Family, friends and admirers attended a ceremony outside Harpswell’s Centennial Hall on Nov. 10 to dedicate a native black tupelo tree to the late owners of the Vegetable Corner, a beloved local market that closed last year.
The long-living tupelo, Nyssa sylvatica, was planted in honor of Violet “Vi” and Raymond “Ray” Tetreault, who died less than a week apart in early 2023, just a few months after closing the market and celebrating their 60th wedding anniversary.
“This tree that can live for hundreds of years will provide a lasting memory of Vi and Ray,” reads a plaque placed at the foot of the tree. Tupelos can live up to 650 years.
The dedication ceremony was organized by the Harpswell Garden Club and attended by dozens of people, including several members of the Tetreault family.
Event co-organizer John Loyd said a group of admirers — nearly two dozen in all — pooled their resources to purchase a tree and plaque that would be placed in a prominent spot in Harpswell where the couple could be remembered for many years to come.

Garden Club President Tuckie Westfall described the Vegetable Corner as a hub of the community and the place where many people from away got to know Harpswell for the first time.
“When you walked up to the butcher counter, Ray would call out your name with a ‘Hello’ and ask what you wanted today,” Westfall told attendees. “Sometimes you had to wait while he finished a conversation with a friend, which was all the better. If I was waiting, I would wander to the pastry case and hope it wasn’t empty.”
Westfall said the couple’s passing “left a huge void in Harpswell,” but that the tupelo tree “is a wonderful way to remember and honor them.”
From a humble beginning as a roadside stand selling corn on the cob and strawberries, the Vegetable Corner evolved into a must-stop for locals and visitors alike. Ray Tetreault’s butcher counter was the main attraction, but customers flocked to the family business for fresh produce and seafood, and not least of all for the Tetreaults themselves.

In early November, married couple and part-time Harpswell residents Katie Rollins and Joe Cheuvront, also of Brooklyn, New York, announced they had purchased the Vegetable Corner property at Harpswell Neck and Mountain roads from the Tetreault family with plans to open a seasonal market, bakery and cafe in May 2024.
Mary Evitts, one of Vi and Ray Tetreault’s seven children, attended the tree dedication ceremony and expressed her family’s appreciation to the audience.
“We are grateful to have the roots of this tree planted here because of the deep connection we feel for this town,” said Evitts, of West Newbury, Massachusetts. “We do not doubt that our parents are sharing the joy that only God can give us, forever.”

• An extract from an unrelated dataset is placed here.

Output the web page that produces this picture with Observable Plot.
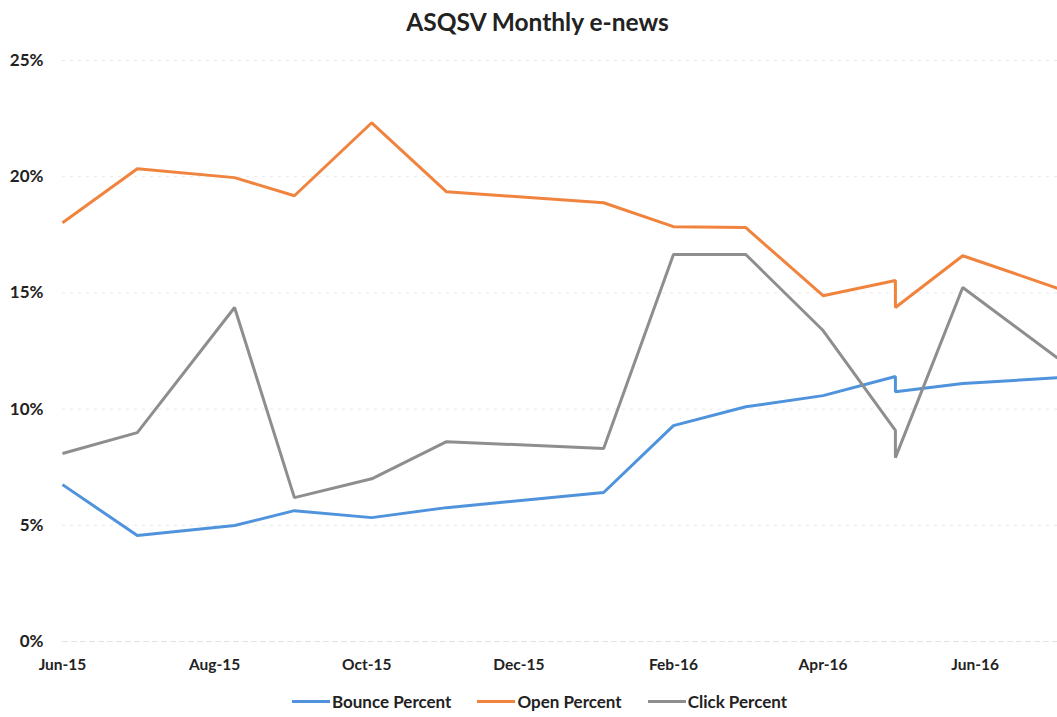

Becky Gallery, chair of the Harpswell Historic Park Gardens Committee, closed out the dedication ceremony by reciting “A Gardener’s Collect,” a prayer written in 1938 by the late Maine writer and journalist Mary Carpenter Kelley.
The prayer ends with the line, “And help us to achieve in living, Oh God, the same harmony and loveliness that we strive for in gardening, exemplifying in both the beauty of holiness.”